While skylights are desirable for their ability to bring light into otherwise dark interiors, they also function as rooftop solar collectors and hinder the ability of cool roof technology to help reduce air conditioning operating costs. If the daylighting benefit is to outweigh the negative impact on the overall energy performance of a cool roof, skylights need to maximize visible light transmission while minimizing solar heat gain.
Equally important is a skylight’s ability to insulate against heat transfer caused by both conduction and convection. The basic construction of typical dual-pane insulating glass—low-e coated glass and clear glass separated by a warm-edge spacer and filled with an inert gas to create an insulating cavity—does a good job of reducing both conductive and convective heat transfer in vertically mounted windows. However, when this dual-pane (or single-cavity) insulating glass is mounted toward the horizontal, as in a typical skylight, it can lose up to 40% of its ability to insulate against convective heat transfer, a direct result of shortening the convective airflow paths.
This means that in the evening and winter, more heat in a church building escapes through a sloped skylight than it does through a vertical window using comparable insulating glass. And during the day, more outdoor ambient heat passes into a church through the glass in a skylight than through similar glass in a window.

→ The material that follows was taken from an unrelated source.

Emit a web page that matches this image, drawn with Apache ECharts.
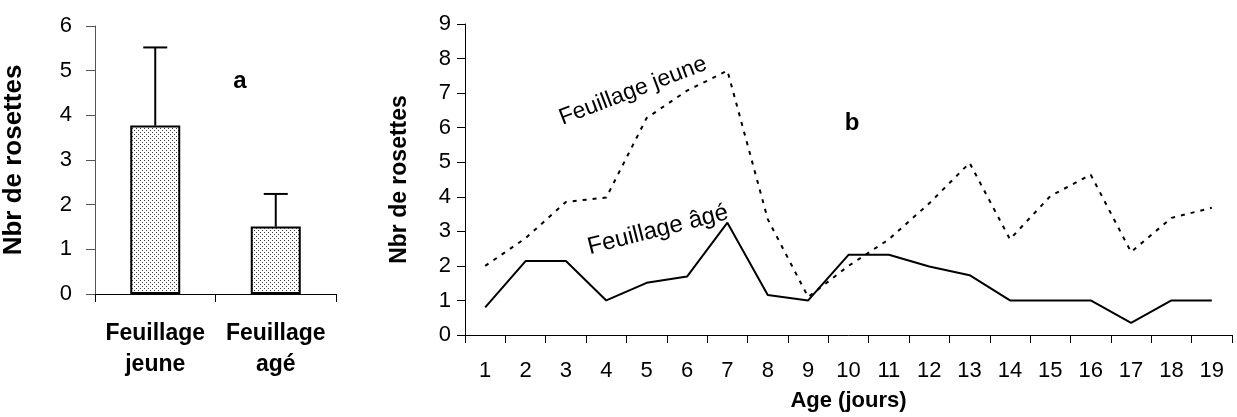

Since the energy conservation performance of skylights is primarily a function of the glass, the best way to maximize the energy efficiency of a cool roof is to create a second insulating cavity to reduce convective heat transfer. Triple-pane insulating glass can accomplish this but, unfortunately, is often too heavy to safely mount overhead, particularly for larger skylights. An ideal solution is suspended film insulating glass, in which one or more heat-reflective coated films are suspended within the glass unit to create multiple insulating cavities at no additional weight. Such lightweight glass maintains a high R-value (resistance to heat flow); a low shading coefficient (amount of solar heat radiating through the glass); and a high visible light transmission.
In addition, the suspended film practically eliminates ultraviolet radiation that can cause fading, and because the film is clear and colorless, it maintains visual clarity and normal color rendition. Clearly, film-based multi-cavity insulating glass is tomorrow’s state-of-the-art skylight, window and door glass available today. It has been saving energy in St. Gabriel’s church in Toronto, Ontario.